Copy everything from the line with "Give me the Plotly source for this chart." down to the line with "import plotly.graph_objects as go", inclusive of both, exactly as written; leave out all pictures.

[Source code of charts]
• • • • •

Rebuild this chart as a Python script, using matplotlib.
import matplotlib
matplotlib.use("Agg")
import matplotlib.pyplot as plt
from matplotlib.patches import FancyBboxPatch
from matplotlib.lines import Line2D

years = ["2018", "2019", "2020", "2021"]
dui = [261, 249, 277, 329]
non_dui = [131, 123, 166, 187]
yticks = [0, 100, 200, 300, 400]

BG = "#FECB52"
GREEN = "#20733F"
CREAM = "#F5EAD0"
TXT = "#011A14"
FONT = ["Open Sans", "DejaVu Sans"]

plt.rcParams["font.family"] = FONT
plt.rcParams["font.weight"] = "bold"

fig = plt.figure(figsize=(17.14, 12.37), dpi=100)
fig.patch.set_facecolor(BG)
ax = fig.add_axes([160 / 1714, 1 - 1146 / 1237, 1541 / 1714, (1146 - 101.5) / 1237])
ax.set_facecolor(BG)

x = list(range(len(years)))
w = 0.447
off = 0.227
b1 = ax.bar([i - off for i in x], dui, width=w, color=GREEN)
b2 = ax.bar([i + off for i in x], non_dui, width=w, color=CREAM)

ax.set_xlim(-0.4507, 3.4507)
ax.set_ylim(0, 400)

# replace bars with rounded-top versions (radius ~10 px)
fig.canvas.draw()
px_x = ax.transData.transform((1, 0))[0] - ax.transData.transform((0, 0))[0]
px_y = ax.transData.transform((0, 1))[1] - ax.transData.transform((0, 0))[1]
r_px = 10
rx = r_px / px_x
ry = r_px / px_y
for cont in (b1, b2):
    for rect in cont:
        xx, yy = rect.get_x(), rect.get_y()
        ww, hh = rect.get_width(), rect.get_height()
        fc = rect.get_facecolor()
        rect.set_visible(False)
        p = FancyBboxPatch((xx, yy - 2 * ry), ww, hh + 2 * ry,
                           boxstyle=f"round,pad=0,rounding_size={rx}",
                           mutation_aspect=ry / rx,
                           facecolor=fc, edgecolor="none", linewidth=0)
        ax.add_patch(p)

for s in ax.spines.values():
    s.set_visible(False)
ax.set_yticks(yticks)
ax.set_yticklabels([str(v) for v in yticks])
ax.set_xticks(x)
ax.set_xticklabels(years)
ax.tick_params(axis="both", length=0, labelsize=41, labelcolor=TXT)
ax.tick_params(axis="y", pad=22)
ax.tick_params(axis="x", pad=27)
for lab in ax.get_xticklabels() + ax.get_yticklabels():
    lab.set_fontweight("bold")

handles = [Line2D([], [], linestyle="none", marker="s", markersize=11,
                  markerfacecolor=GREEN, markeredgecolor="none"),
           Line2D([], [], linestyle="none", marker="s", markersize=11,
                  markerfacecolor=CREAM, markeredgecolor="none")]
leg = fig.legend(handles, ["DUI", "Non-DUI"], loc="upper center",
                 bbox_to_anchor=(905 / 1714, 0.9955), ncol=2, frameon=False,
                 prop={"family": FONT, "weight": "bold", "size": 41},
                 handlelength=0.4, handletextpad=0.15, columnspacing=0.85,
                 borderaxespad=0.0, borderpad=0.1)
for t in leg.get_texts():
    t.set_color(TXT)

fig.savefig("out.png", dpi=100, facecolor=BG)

• • • • •

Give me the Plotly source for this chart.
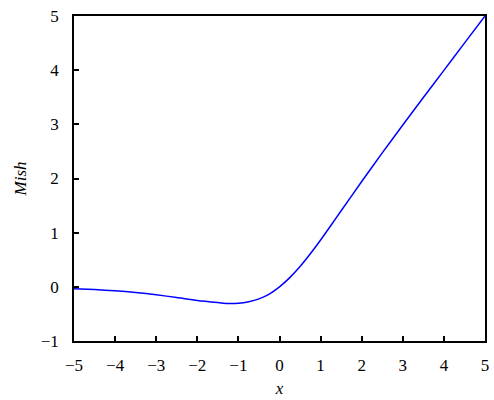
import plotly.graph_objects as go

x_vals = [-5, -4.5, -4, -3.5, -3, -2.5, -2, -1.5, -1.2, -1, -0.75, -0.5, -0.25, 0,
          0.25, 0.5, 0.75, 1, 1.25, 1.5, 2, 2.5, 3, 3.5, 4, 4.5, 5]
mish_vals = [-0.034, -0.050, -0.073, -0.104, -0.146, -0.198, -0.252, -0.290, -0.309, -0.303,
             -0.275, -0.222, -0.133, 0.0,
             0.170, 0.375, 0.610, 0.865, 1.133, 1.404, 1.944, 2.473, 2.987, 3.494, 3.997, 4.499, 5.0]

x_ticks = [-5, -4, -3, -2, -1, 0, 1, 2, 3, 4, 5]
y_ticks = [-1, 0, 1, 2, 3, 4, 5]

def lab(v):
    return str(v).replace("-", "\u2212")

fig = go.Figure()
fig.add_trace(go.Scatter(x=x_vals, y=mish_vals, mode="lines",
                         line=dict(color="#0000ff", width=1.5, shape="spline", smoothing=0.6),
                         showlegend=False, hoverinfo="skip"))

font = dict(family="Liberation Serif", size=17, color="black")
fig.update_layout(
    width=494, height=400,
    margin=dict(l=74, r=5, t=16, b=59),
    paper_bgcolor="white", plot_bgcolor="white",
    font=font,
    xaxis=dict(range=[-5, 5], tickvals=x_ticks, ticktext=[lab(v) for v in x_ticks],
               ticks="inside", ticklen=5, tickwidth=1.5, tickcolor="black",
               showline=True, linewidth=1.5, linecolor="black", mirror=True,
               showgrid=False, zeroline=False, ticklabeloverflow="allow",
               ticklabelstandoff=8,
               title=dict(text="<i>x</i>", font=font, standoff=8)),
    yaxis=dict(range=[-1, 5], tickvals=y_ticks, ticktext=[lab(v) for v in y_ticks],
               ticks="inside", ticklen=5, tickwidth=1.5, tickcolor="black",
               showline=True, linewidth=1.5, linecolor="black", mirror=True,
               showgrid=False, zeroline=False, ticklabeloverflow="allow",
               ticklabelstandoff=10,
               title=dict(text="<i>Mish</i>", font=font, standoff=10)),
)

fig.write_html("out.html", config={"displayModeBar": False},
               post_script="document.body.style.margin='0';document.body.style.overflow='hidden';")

• • • • •

THE REPLY
Give me the Plotly source for this chart.
import plotly.graph_objects as go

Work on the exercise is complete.